Given instruction: Print, please, exactly and only the lines between the line holding "Convert this chart to Altair code." and the line holding "W, H = 547, 332", inclusive, omitting any pictures.

Excerpted records:
## start
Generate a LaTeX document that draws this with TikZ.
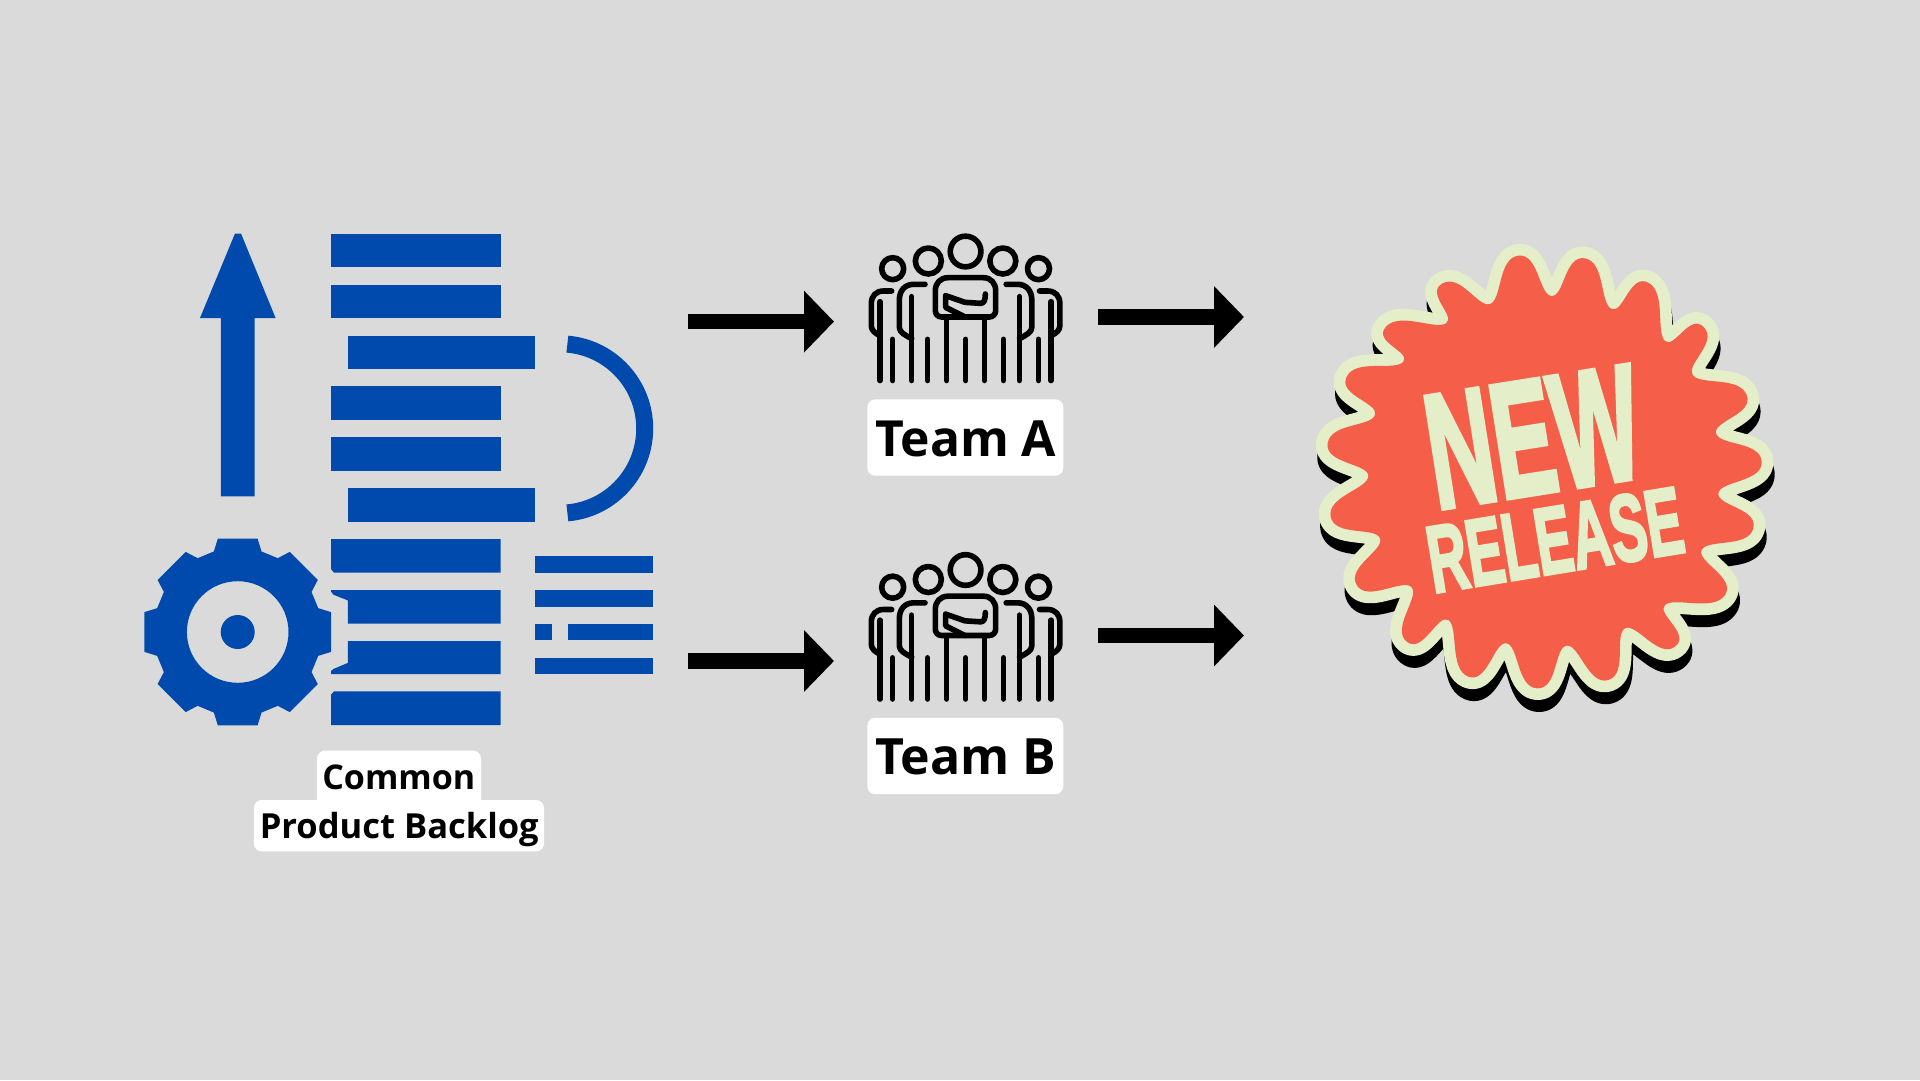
## end
## start
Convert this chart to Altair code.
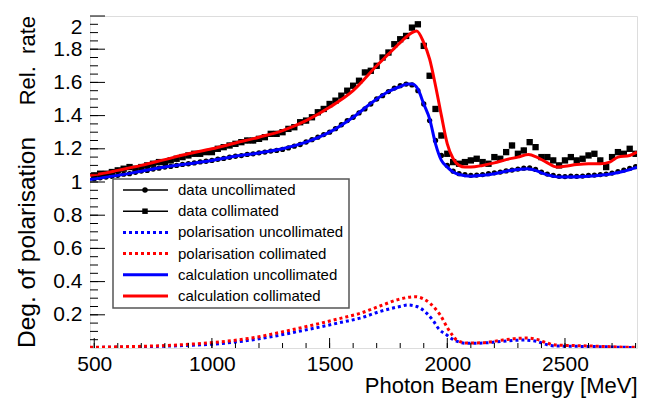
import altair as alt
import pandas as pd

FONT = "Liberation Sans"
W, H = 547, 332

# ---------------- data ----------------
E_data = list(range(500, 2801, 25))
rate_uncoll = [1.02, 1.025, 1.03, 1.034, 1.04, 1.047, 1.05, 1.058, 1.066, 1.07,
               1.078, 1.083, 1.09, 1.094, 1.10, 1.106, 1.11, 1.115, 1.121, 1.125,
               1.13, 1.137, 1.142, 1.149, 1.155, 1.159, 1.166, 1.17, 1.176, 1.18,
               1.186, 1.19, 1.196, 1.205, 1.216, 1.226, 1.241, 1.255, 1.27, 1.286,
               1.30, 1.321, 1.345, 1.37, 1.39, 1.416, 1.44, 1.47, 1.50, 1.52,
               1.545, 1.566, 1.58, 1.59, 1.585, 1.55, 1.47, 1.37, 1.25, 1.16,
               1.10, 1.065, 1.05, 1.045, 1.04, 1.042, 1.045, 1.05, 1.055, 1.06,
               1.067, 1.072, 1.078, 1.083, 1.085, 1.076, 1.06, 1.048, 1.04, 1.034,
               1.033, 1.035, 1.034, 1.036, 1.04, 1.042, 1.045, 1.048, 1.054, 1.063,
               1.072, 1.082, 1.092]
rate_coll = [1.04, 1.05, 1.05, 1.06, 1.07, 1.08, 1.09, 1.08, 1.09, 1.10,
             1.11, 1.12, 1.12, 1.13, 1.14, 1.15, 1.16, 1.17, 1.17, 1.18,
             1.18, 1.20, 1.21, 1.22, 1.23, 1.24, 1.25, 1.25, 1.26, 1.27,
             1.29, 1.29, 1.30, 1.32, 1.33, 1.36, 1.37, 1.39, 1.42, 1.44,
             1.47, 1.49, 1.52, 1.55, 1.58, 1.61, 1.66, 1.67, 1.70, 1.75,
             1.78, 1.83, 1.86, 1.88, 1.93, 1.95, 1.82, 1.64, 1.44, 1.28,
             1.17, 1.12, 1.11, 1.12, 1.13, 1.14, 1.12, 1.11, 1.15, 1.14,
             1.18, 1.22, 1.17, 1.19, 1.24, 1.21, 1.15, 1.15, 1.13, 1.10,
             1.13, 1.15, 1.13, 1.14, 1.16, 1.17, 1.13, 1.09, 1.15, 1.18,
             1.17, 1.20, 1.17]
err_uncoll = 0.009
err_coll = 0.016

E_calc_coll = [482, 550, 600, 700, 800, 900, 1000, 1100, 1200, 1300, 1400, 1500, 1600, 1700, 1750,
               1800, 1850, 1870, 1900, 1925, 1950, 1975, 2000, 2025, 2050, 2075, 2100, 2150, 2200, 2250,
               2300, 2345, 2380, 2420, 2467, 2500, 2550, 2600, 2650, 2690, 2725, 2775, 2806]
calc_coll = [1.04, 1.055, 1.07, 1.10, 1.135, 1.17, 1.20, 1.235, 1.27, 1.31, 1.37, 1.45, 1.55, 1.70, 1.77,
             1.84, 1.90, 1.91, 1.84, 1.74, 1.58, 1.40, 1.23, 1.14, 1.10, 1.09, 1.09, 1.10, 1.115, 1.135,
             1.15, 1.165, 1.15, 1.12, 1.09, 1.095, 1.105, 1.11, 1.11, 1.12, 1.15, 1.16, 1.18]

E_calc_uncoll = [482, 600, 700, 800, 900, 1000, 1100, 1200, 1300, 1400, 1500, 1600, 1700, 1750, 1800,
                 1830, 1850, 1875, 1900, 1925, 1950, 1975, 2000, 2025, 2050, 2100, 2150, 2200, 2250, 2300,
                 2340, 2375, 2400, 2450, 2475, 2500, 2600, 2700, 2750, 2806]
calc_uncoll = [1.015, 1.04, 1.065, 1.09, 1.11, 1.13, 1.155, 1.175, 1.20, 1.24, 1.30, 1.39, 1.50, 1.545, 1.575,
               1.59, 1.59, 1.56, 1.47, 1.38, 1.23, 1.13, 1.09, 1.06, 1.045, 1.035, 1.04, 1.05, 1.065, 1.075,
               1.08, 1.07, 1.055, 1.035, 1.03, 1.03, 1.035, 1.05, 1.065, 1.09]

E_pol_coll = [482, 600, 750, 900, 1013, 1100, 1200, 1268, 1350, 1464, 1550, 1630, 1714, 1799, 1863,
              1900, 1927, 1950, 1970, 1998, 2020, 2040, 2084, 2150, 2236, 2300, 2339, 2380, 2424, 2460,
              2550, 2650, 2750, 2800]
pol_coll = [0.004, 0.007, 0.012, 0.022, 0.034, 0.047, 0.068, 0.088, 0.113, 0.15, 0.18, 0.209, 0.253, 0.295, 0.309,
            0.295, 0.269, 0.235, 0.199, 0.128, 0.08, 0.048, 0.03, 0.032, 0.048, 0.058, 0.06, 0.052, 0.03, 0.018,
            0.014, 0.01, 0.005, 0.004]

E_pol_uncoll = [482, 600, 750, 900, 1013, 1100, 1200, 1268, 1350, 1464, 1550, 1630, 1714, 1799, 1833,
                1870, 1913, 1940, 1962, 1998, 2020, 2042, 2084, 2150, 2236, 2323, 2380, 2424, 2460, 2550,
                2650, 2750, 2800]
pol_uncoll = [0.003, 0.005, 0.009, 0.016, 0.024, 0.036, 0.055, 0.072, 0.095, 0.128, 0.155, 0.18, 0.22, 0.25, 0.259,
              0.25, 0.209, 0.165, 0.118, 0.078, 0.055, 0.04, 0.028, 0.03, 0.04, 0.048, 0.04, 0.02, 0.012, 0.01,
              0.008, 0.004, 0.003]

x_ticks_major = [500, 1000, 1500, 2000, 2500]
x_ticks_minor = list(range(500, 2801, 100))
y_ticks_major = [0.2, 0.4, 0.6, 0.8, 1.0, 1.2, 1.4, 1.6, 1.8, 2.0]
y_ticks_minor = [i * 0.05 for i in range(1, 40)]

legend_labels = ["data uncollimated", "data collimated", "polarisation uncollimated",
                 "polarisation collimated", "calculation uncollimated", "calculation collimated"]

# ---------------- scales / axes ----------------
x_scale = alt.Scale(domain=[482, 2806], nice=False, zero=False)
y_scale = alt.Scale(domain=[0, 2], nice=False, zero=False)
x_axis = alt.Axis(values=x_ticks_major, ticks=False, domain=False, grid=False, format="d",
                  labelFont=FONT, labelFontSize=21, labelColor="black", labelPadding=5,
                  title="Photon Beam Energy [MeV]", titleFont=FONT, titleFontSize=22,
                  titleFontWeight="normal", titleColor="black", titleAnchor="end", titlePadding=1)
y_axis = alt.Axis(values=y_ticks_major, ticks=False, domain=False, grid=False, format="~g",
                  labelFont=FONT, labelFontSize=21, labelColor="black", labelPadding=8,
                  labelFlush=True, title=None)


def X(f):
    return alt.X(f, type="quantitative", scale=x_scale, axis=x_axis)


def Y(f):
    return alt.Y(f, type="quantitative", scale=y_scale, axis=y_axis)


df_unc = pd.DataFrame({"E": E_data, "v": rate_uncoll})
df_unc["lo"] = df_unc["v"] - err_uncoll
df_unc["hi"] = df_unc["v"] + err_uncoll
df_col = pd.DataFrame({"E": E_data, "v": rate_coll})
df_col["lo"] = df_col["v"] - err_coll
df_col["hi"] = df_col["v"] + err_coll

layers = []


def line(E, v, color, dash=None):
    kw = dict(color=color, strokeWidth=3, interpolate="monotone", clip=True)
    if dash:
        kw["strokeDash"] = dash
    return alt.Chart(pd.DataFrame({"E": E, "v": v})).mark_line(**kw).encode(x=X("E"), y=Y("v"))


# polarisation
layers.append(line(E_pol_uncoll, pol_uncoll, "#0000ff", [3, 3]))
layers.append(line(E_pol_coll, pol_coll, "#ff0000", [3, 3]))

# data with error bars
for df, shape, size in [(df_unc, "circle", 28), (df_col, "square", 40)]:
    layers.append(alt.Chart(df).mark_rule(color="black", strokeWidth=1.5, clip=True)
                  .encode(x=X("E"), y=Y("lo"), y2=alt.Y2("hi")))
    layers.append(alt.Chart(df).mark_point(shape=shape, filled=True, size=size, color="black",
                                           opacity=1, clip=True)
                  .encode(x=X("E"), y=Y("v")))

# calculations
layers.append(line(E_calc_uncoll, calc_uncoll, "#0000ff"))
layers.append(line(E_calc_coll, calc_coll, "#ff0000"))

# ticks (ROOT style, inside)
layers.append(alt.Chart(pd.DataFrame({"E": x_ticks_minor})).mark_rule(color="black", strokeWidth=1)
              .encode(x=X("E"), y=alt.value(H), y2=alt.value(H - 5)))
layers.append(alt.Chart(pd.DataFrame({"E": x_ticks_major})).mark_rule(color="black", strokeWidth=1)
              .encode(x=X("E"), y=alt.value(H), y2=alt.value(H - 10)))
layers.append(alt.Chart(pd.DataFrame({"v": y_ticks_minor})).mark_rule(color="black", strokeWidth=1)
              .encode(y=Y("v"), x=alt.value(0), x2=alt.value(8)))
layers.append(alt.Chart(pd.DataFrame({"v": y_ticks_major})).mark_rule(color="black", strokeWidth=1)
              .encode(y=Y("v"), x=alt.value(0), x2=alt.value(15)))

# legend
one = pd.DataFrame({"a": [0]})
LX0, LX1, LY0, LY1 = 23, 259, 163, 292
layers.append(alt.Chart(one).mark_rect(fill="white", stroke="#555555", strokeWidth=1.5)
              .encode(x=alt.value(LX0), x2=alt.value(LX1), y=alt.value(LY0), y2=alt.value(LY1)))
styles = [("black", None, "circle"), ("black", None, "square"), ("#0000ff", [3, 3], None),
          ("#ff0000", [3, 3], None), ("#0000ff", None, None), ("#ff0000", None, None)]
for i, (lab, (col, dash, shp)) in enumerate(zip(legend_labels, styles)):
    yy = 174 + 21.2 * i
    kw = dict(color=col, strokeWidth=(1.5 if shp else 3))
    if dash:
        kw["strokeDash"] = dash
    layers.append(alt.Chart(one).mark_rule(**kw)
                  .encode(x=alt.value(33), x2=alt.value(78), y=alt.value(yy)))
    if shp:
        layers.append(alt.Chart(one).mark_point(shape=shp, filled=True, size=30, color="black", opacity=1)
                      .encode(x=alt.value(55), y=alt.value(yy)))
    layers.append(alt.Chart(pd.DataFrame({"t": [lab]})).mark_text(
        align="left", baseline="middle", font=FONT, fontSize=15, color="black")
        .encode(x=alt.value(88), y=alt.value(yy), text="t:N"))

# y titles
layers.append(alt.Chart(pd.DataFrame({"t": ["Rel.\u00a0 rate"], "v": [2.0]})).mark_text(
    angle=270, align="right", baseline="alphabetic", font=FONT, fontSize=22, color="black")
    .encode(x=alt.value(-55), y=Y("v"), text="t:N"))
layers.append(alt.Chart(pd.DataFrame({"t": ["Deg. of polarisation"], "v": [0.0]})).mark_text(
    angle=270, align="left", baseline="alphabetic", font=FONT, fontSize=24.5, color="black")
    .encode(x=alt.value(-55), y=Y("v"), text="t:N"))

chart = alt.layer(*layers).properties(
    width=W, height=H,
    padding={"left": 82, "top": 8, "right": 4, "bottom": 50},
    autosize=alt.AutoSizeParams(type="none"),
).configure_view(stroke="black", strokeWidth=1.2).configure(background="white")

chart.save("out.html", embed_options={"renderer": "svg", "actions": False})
## end
Answer to this task:
Convert this chart to Altair code.
import altair as alt
import pandas as pd

FONT = "Liberation Sans"
W, H = 547, 332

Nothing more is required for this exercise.